Entries supplied:
>> begin
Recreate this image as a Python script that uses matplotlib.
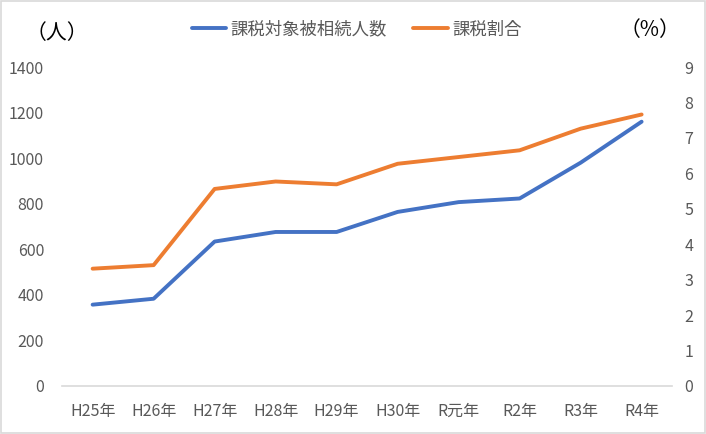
import matplotlib
matplotlib.use("Agg")
import matplotlib.pyplot as plt
from matplotlib.patches import Rectangle

plt.rcParams['font.family'] = ['Noto Sans CJK JP', 'DejaVu Sans']

years = ["H25年", "H26年", "H27年", "H28年", "H29年", "H30年", "R元年", "R2年", "R3年", "R4年"]
taxed_people = [357, 383, 634, 676, 676, 764, 807, 823, 980, 1160]     # 課税対象被相続人数 (人)
taxed_ratio = [3.31, 3.41, 5.56, 5.77, 5.69, 6.27, 6.46, 6.65, 7.26, 7.66]  # 課税割合 (%)
left_ticks = [0, 200, 400, 600, 800, 1000, 1200, 1400]
right_ticks = list(range(0, 10))

BLUE, ORANGE, GREY = "#4472C4", "#ED7D31", "#595959"

fig = plt.figure(figsize=(7.06, 4.34), dpi=100)
fig.patches.append(Rectangle((0.002, 0.003), 0.996, 0.994, transform=fig.transFigure,
                             fill=False, ec="#D9D9D9", lw=1.2))
ax = fig.add_axes([0.088, 0.1106, 0.864, 0.735])
ax2 = ax.twinx()

x = range(len(years))
ln1, = ax.plot(x, taxed_people, color=BLUE, lw=2.8, solid_capstyle="round", label="課税対象被相続人数")
ln2, = ax2.plot(x, taxed_ratio, color=ORANGE, lw=2.8, solid_capstyle="round", label="課税割合")

ax.set_xlim(-0.5, len(years) - 0.5)
ax.set_ylim(0, 1400)
ax2.set_ylim(0, 9)
ax.set_yticks(left_ticks)
ax2.set_yticks(right_ticks)
ax.set_xticks(list(x))
ax.set_xticklabels(years)

for a in (ax, ax2):
    for s in a.spines.values():
        s.set_visible(False)
    a.tick_params(length=0, colors=GREY, labelsize=11.5)
ax.spines["bottom"].set_visible(True)
ax.spines["bottom"].set_color("#D9D9D9")
ax.spines["bottom"].set_linewidth(1.2)
ax.tick_params(axis="y", pad=13)
ax2.tick_params(axis="y", pad=9)
ax.tick_params(axis="x", pad=12)

fig.text(0.08, 0.925, "（人）", ha="center", va="center", fontsize=15, color="black")
fig.text(0.92, 0.932, "（%）", ha="center", va="center", fontsize=15, color="black")

fig.legend(handles=[ln1, ln2], loc="center", bbox_to_anchor=(0.505, 0.932), ncol=2,
           frameon=False, fontsize=12.5, labelcolor=GREY, handlelength=2.0,
           handletextpad=0.25, columnspacing=1.5)

fig.savefig("out.png", dpi=100)
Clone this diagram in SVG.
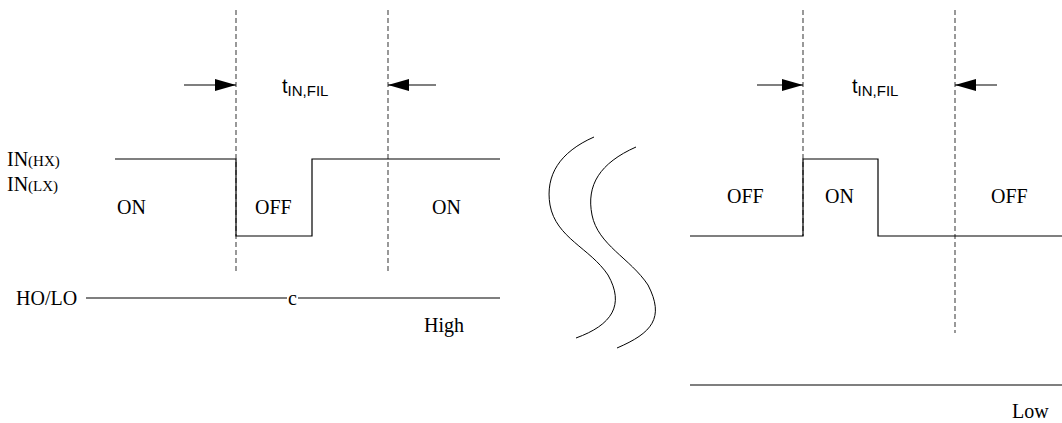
<svg xmlns="http://www.w3.org/2000/svg" width="1062" height="423" viewBox="0 0 1062 423">
<style>
.sig{fill:none;stroke:#000;stroke-width:1.2}
.dash{stroke:#555;stroke-width:1.2;stroke-dasharray:5,3}
.arr{stroke:#000;stroke-width:1.2;marker-end:url(#ah)}
.curve{fill:none;stroke:#000;stroke-width:1}
.lbl{font-family:"Liberation Serif",serif;font-size:20px;fill:#000}
.sm{font-size:15px}
.t{font-family:"Liberation Sans",sans-serif;font-size:20px;fill:#000}
.sub{font-size:15px}
</style>
<defs>
<marker id="ah" markerWidth="22" markerHeight="12" refX="21" refY="6" orient="auto" markerUnits="userSpaceOnUse">
<path d="M0,0 L21,6 L0,12 Z" fill="#000"/>
</marker>
</defs>
<g id="connectors">
<line class="dash" x1="236" y1="10" x2="236" y2="272"/>
<line class="dash" x1="388" y1="10" x2="388" y2="272"/>
<line class="dash" x1="803" y1="10" x2="803" y2="236"/>
<line class="dash" x1="955" y1="10" x2="955" y2="333"/>
<line class="arr" x1="184" y1="85" x2="236" y2="85"/>
<line class="arr" x1="436" y1="85" x2="388" y2="85"/>
<line class="arr" x1="757" y1="85" x2="803" y2="85"/>
<line class="arr" x1="997" y1="85" x2="955" y2="85"/>
</g>
<g id="left-signal">
<path class="sig" d="M115,159 H236 V236 H312 V159 H500"/>
<text class="lbl" x="7" y="166">IN<tspan class="sm">(HX)</tspan></text>
<text class="lbl" x="7" y="191">IN<tspan class="sm">(LX)</tspan></text>
<text class="lbl" x="117" y="214">ON</text>
<text class="lbl" x="255" y="214">OFF</text>
<text class="lbl" x="432" y="214">ON</text>
</g>
<g id="left-filter-label">
<text class="t" x="282" y="93">t<tspan class="sub" dy="3">IN,FIL</tspan></text>
</g>
<g id="holo">
<line class="sig" x1="86" y1="298" x2="287" y2="298"/>
<line class="sig" x1="298" y1="298" x2="500" y2="298"/>
<text class="lbl" x="16" y="305">HO/LO</text>
<text class="lbl" x="288" y="305">c</text>
<text class="lbl" x="424" y="332">High</text>
</g>
<g id="break">
<path class="curve" d="M594,137 C560,152 545,175 550,205 C556,238 590,248 608,275 C625,305 612,325 576,338"/>
<path class="curve" d="M636,147 C600,163 586,185 592,215 C598,245 630,258 648,285 C665,318 652,333 617,348"/>
</g>
<g id="right-signal">
<path class="sig" d="M690,236 H803 V159 H878 V236 H1062"/>
<text class="lbl" x="727" y="203">OFF</text>
<text class="lbl" x="825" y="203">ON</text>
<text class="lbl" x="991" y="203">OFF</text>
</g>
<g id="right-filter-label">
<text class="t" x="852" y="93">t<tspan class="sub" dy="3">IN,FIL</tspan></text>
</g>
<g id="low">
<line class="sig" x1="690" y1="385" x2="1062" y2="385"/>
<text class="lbl" x="1012" y="418">Low</text>
</g>
</svg>
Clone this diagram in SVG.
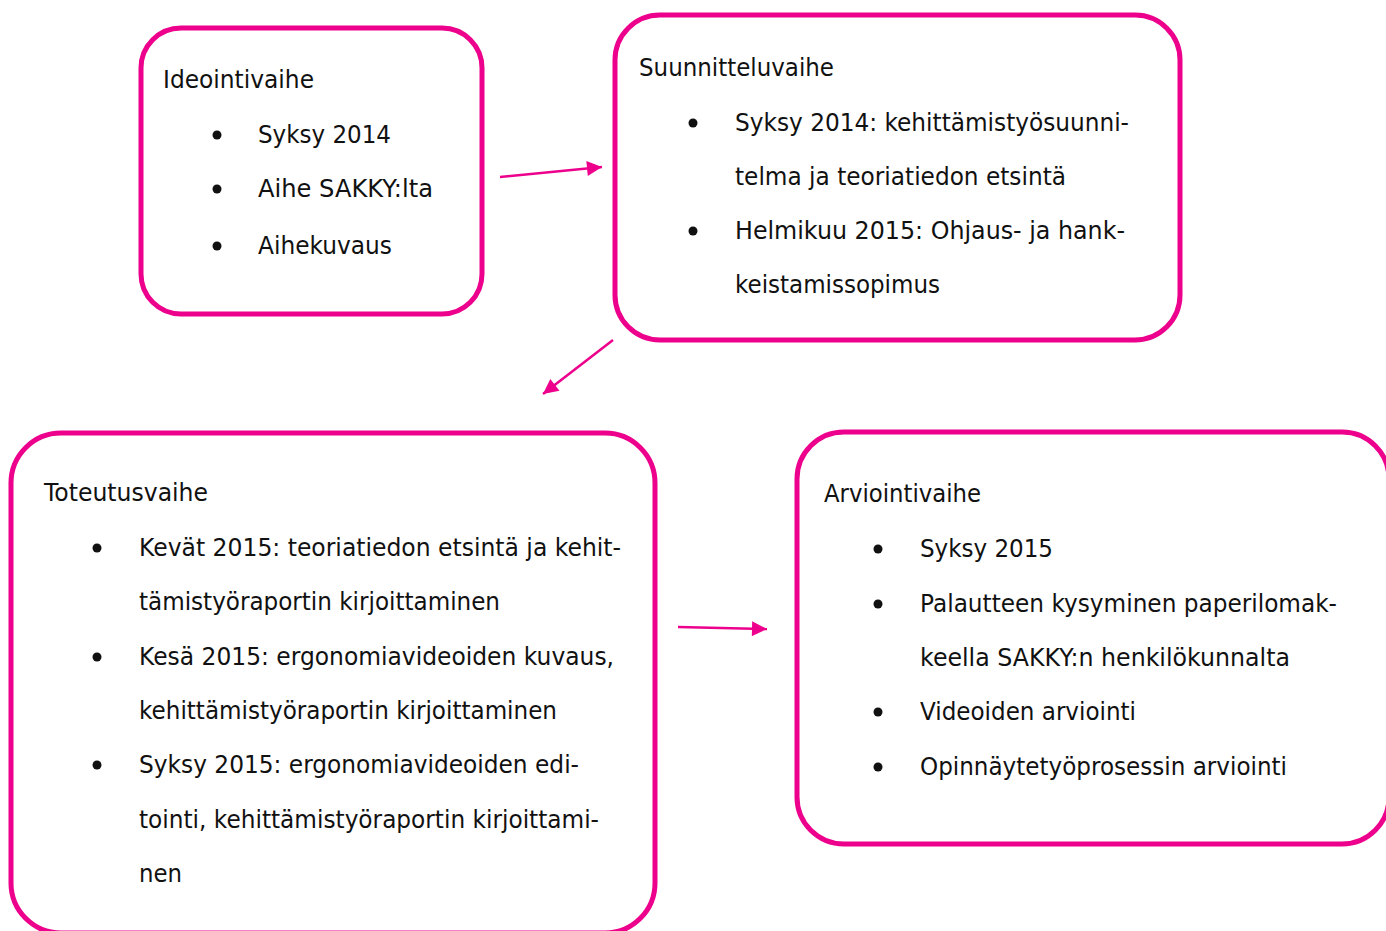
<svg xmlns="http://www.w3.org/2000/svg" width="1386" height="931" viewBox="0 0 1386 931">
<style>
.box{fill:#fff;stroke:#EC008C;stroke-width:5}
.t{font-family:"DejaVu Sans",Verdana,sans-serif;font-size:24px;fill:#111}
.b{fill:#111}
.c{stroke:#EC008C;stroke-width:2.5;fill:none}
</style>
<defs>
<marker id="ah" viewBox="0 0 10 10" refX="10" refY="5" markerWidth="7" markerHeight="6" markerUnits="strokeWidth" orient="auto">
<path d="M0,0 L10,5 L0,10 z" fill="#EC008C"/>
</marker>
</defs>
<rect width="1386" height="931" fill="#fff"/>
<g id="ideointi">
<rect class="box" x="141" y="28" width="341" height="286" rx="40"/>
<text class="t" x="163" y="88" textLength="151" lengthAdjust="spacingAndGlyphs">Ideointivaihe</text>
<circle class="b" cx="217" cy="135" r="4.5"/><text class="t" x="258" y="143" textLength="133" lengthAdjust="spacingAndGlyphs">Syksy 2014</text>
<circle class="b" cx="217" cy="189" r="4.5"/><text class="t" x="258" y="197" textLength="175" lengthAdjust="spacingAndGlyphs">Aihe SAKKY:lta</text>
<circle class="b" cx="217" cy="246" r="4.5"/><text class="t" x="258" y="254" textLength="134" lengthAdjust="spacingAndGlyphs">Aihekuvaus</text>
</g>
<g id="suunnittelu">
<rect class="box" x="615" y="15" width="565" height="325" rx="45"/>
<text class="t" x="639" y="76" textLength="195" lengthAdjust="spacingAndGlyphs">Suunnitteluvaihe</text>
<circle class="b" cx="693" cy="123" r="4.5"/><text class="t" x="735" y="131" textLength="394" lengthAdjust="spacingAndGlyphs">Syksy 2014: kehittämistyösuunni-</text>
<text class="t" x="735" y="185" textLength="331" lengthAdjust="spacingAndGlyphs">telma ja teoriatiedon etsintä</text>
<circle class="b" cx="693" cy="231" r="4.5"/><text class="t" x="735" y="239" textLength="390" lengthAdjust="spacingAndGlyphs">Helmikuu 2015: Ohjaus- ja hank-</text>
<text class="t" x="735" y="293" textLength="205" lengthAdjust="spacingAndGlyphs">keistamissopimus</text>
</g>
<g id="toteutus">
<rect class="box" x="11" y="433" width="644" height="500" rx="50"/>
<text class="t" x="44" y="501" textLength="164" lengthAdjust="spacingAndGlyphs">Toteutusvaihe</text>
<circle class="b" cx="97" cy="548" r="4.5"/><text class="t" x="139" y="556" textLength="482" lengthAdjust="spacingAndGlyphs">Kevät 2015: teoriatiedon etsintä ja kehit-</text>
<text class="t" x="139" y="610" textLength="361" lengthAdjust="spacingAndGlyphs">tämistyöraportin kirjoittaminen</text>
<circle class="b" cx="97" cy="657" r="4.5"/><text class="t" x="139" y="665" textLength="475" lengthAdjust="spacingAndGlyphs">Kesä 2015: ergonomiavideoiden kuvaus,</text>
<text class="t" x="139" y="719" textLength="418" lengthAdjust="spacingAndGlyphs">kehittämistyöraportin kirjoittaminen</text>
<circle class="b" cx="97" cy="765" r="4.5"/><text class="t" x="139" y="773" textLength="440" lengthAdjust="spacingAndGlyphs">Syksy 2015: ergonomiavideoiden edi-</text>
<text class="t" x="139" y="828" textLength="460" lengthAdjust="spacingAndGlyphs">tointi, kehittämistyöraportin kirjoittami-</text>
<text class="t" x="139" y="882" textLength="43" lengthAdjust="spacingAndGlyphs">nen</text>
</g>
<g id="arviointi">
<rect class="box" x="797" y="432" width="592" height="412" rx="47"/>
<text class="t" x="824" y="502" textLength="157" lengthAdjust="spacingAndGlyphs">Arviointivaihe</text>
<circle class="b" cx="878" cy="549" r="4.5"/><text class="t" x="920" y="557" textLength="133" lengthAdjust="spacingAndGlyphs">Syksy 2015</text>
<circle class="b" cx="878" cy="604" r="4.5"/><text class="t" x="920" y="612" textLength="417" lengthAdjust="spacingAndGlyphs">Palautteen kysyminen paperilomak-</text>
<text class="t" x="920" y="666" textLength="370" lengthAdjust="spacingAndGlyphs">keella SAKKY:n henkilökunnalta</text>
<circle class="b" cx="878" cy="712" r="4.5"/><text class="t" x="920" y="720" textLength="216" lengthAdjust="spacingAndGlyphs">Videoiden arviointi</text>
<circle class="b" cx="878" cy="767" r="4.5"/><text class="t" x="920" y="775" textLength="367" lengthAdjust="spacingAndGlyphs">Opinnäytetyöprosessin arviointi</text>
</g>
<g id="connectors">
<line class="c" x1="500" y1="177" x2="602" y2="167" marker-end="url(#ah)"/>
<line class="c" x1="613" y1="340" x2="543" y2="394" marker-end="url(#ah)"/>
<line class="c" x1="678" y1="627" x2="767" y2="629" marker-end="url(#ah)"/>
</g>
</svg>
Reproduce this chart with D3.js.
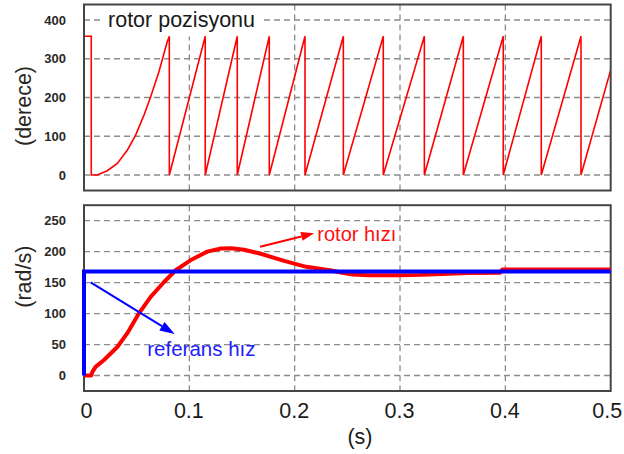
<!DOCTYPE html>
<html>
<head>
<meta charset="utf-8">
<script src="https://cdn.jsdelivr.net/npm/d3@7"></script>
<style>
  html, body { margin: 0; padding: 0; background: #fff; }
  svg { display: block; font-family: "Liberation Sans", Arial, sans-serif; }
</style>
</head>
<body>
<svg id="chart" width="624" height="454"></svg>
<script>
// ---------------- DATA ----------------
const timeTicks = [0, 0.1, 0.2, 0.3, 0.4, 0.5];
const timeTickLabels = ["0", "0.1", "0.2", "0.3", "0.4", "0.5"];
const positionTicks = [0, 100, 200, 300, 400];
const speedTicks = [0, 50, 100, 150, 200, 250];

// rotor position (degrees) vs time (s)
const positionTime = [0, 0.0069, 0.0069, 0.0126, 0.0221, 0.0316, 0.0411, 0.049, 0.057, 0.0633, 0.0712, 0.079, 0.081,
  0.081, 0.1151, 0.1151, 0.1455, 0.1455, 0.1759, 0.1759, 0.2098, 0.2098, 0.2462, 0.2462, 0.2841, 0.2841,
  0.3231, 0.3231, 0.3601, 0.3601, 0.398, 0.398, 0.4341, 0.4341, 0.4718, 0.4718, 0.5];
const positionDeg = [358, 358, 0, 0, 11, 30, 64, 103, 155, 202, 267, 344, 358,
  0, 358, 0, 358, 0, 358, 0, 358, 0, 358, 0, 358, 0,
  358, 0, 358, 0, 358, 0, 358, 0, 358, 0, 271];

// rotor speed (rad/s) vs time (s)
const speedTime = [0, 0.007, 0.008, 0.011, 0.019, 0.0316, 0.041, 0.052, 0.0633, 0.076, 0.087, 0.101, 0.117, 0.13, 0.14,
  0.152, 0.167, 0.19, 0.211, 0.2335, 0.245, 0.255, 0.27, 0.3, 0.32, 0.34, 0.365, 0.395, 0.397, 0.5];
const speedRotor = [0, 0, 6, 14, 25, 46, 68, 100, 127, 151, 170, 186, 200, 205, 205.5,
  203, 197, 185, 175.5, 170, 166, 163, 162, 162, 162.5, 164, 165.5, 166, 171, 171];

// reference speed (rad/s)
const refTime = [0, 0, 0.5];
const refSpeed = [0, 168, 168];

// ---------------- LAYOUT ----------------
const svg = d3.select("#chart");
svg.append("rect").attr("width", 624).attr("height", 454).attr("fill", "#fff");

const x = d3.scaleLinear().domain([0, 0.5]).range([84, 610.7]);
const yTop = d3.scaleLinear().domain([-40, 440]).range([190.5, 4.5]);
const yBot = d3.scaleLinear().domain([-25, 275]).range([391, 205.2]);

const gridColor = "#8c8c8c";
const frameColor = "#454545";

function panel(y, yTicks, id) {
  const g = svg.append("g");
  const [x0, x1] = x.range();
  const [yb, yt] = y.range();
  svg.append("clipPath").attr("id", id).append("rect")
    .attr("x", x0).attr("y", yt).attr("width", x1 - x0).attr("height", yb - yt);
  g.selectAll(".hg").data(yTicks).join("line")
    .attr("x1", x0).attr("x2", x1)
    .attr("y1", d => y(d)).attr("y2", d => y(d))
    .attr("stroke", gridColor).attr("stroke-width", 1.3).attr("stroke-dasharray", "6,4");
  g.selectAll(".vg").data(timeTicks.slice(1, -1)).join("line")
    .attr("x1", d => x(d)).attr("x2", d => x(d))
    .attr("y1", yt).attr("y2", yb)
    .attr("stroke", gridColor).attr("stroke-width", 1.3).attr("stroke-dasharray", "6,4");
  const ax = svg.append("g").attr("transform", `translate(${x0},0)`)
    .call(d3.axisLeft(y).tickValues(yTicks).tickSize(0).tickPadding(18));
  ax.select(".domain").remove();
  ax.selectAll("text").attr("font-size", 13).attr("font-weight", "bold").attr("fill", "#2a2a2a")
    .attr("font-family", "Liberation Sans, Arial, sans-serif");
  return g;
}

// ---------------- TOP PANEL ----------------
panel(yTop, positionTicks, "clipTop");

svg.append("rect").attr("x", 100).attr("y", yTop.range()[1] + 1).attr("width", 163).attr("height", 31).attr("fill", "#fff");
svg.append("text").attr("x", x(0.0228)).attr("y", yTop(382))
  .attr("font-size", 21.5).attr("fill", "#1a1a1a").text("rotor pozisyonu");

const posData = positionTime.map((t, i) => [t, positionDeg[i]]);
svg.append("path").datum(posData)
  .attr("clip-path", "url(#clipTop)")
  .attr("fill", "none").attr("stroke", "#ff0000").attr("stroke-width", 1.6)
  .attr("d", d3.line().x(d => x(d[0])).y(d => yTop(d[1])));

svg.append("rect")
  .attr("x", x.range()[0]).attr("y", yTop.range()[1])
  .attr("width", x.range()[1] - x.range()[0]).attr("height", yTop.range()[0] - yTop.range()[1])
  .attr("fill", "none").attr("stroke", frameColor).attr("stroke-width", 2);

// ---------------- BOTTOM PANEL ----------------
panel(yBot, speedTicks, "clipBot");

svg.append("rect")
  .attr("x", x.range()[0]).attr("y", yBot.range()[1])
  .attr("width", x.range()[1] - x.range()[0]).attr("height", yBot.range()[0] - yBot.range()[1])
  .attr("fill", "none").attr("stroke", frameColor).attr("stroke-width", 2);

const spData = speedTime.map((t, i) => [t, speedRotor[i]]);
svg.append("path").datum(spData)
  .attr("fill", "none").attr("stroke", "#ff0000").attr("stroke-width", 4)
  .attr("stroke-linejoin", "round")
  .attr("d", d3.line().x(d => x(d[0])).y(d => yBot(d[1])));

const refData = refTime.map((t, i) => [t, refSpeed[i]]);
svg.append("path").datum(refData)
  .attr("fill", "none").attr("stroke", "#0000ff").attr("stroke-width", 4)
  .attr("d", d3.line().x(d => x(d[0])).y(d => yBot(d[1])));

// arrows
function arrow(p0, p1, color, headLen, headW, width) {
  const [ax0, ay0] = p0, [ax1, ay1] = p1;
  const ang = Math.atan2(ay1 - ay0, ax1 - ax0);
  const bx = ax1 - headLen * Math.cos(ang), by = ay1 - headLen * Math.sin(ang);
  svg.append("line").attr("x1", ax0).attr("y1", ay0).attr("x2", bx).attr("y2", by)
    .attr("stroke", color).attr("stroke-width", width);
  const nx = -Math.sin(ang) * headW / 2, ny = Math.cos(ang) * headW / 2;
  svg.append("path")
    .attr("d", `M${ax1},${ay1}L${bx + nx},${by + ny}L${bx - nx},${by - ny}Z`)
    .attr("fill", color);
}
arrow([x(0.1671), yBot(208)], [x(0.2184), yBot(229.6)], "#ff0000", 13, 9, 2);
svg.append("text").attr("x", x(0.2215)).attr("y", yBot(216.4))
  .attr("font-size", 20).attr("fill", "#ff1010").text("rotor hızı");

arrow([x(0.0063), yBot(150.4)], [x(0.0861), yBot(67)], "#0000ff", 15, 10, 2);
svg.append("text").attr("x", x(0.0601)).attr("y", yBot(31.5))
  .attr("font-size", 20.5).attr("fill", "#2020ff").text("referans hız");

// x axis labels
const xa = svg.append("g").attr("transform", `translate(0,${yBot.range()[0]})`)
  .call(d3.axisBottom(x).tickValues(timeTicks).tickSize(0)
    .tickFormat((d, i) => timeTickLabels[i]));
xa.select(".domain").remove();
xa.selectAll("text").attr("font-size", 21.5).attr("fill", "#1a1a1a")
  .attr("font-family", "Liberation Sans, Arial, sans-serif")
  .attr("dy", 0).attr("y", 26.7)
  .attr("dx", (d, i) => i === 0 ? 2 : (i === timeTicks.length - 1 ? -4 : -1));

svg.append("text").attr("x", 360).attr("y", 443.5).attr("text-anchor", "middle")
  .attr("font-size", 21.5).attr("fill", "#1a1a1a").text("(s)");

// y titles
svg.append("text").attr("transform", `translate(31,${106}) rotate(-90)`)
  .attr("text-anchor", "middle").attr("font-size", 21.5).attr("fill", "#2a2520").text("(derece)");
svg.append("text").attr("transform", `translate(31,${276.7}) rotate(-90)`)
  .attr("text-anchor", "middle").attr("font-size", 21.5).attr("fill", "#2a2520").text("(rad/s)");
</script>
</body>
</html>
>> end
What is asked: Quote, exactly and only, the lines from the first line of the data above through the line containing "plt.rcParams['font.family'] = ['Noto". The pictures do not belong in it.

Solution to this task:
Recreate this image as a Python script that uses matplotlib.
import matplotlib
matplotlib.use("Agg")
import matplotlib.pyplot as plt
from matplotlib.patches import Rectangle

plt.rcParams['font.family'] = ['Noto Sans CJK JP', 'DejaVu Sans']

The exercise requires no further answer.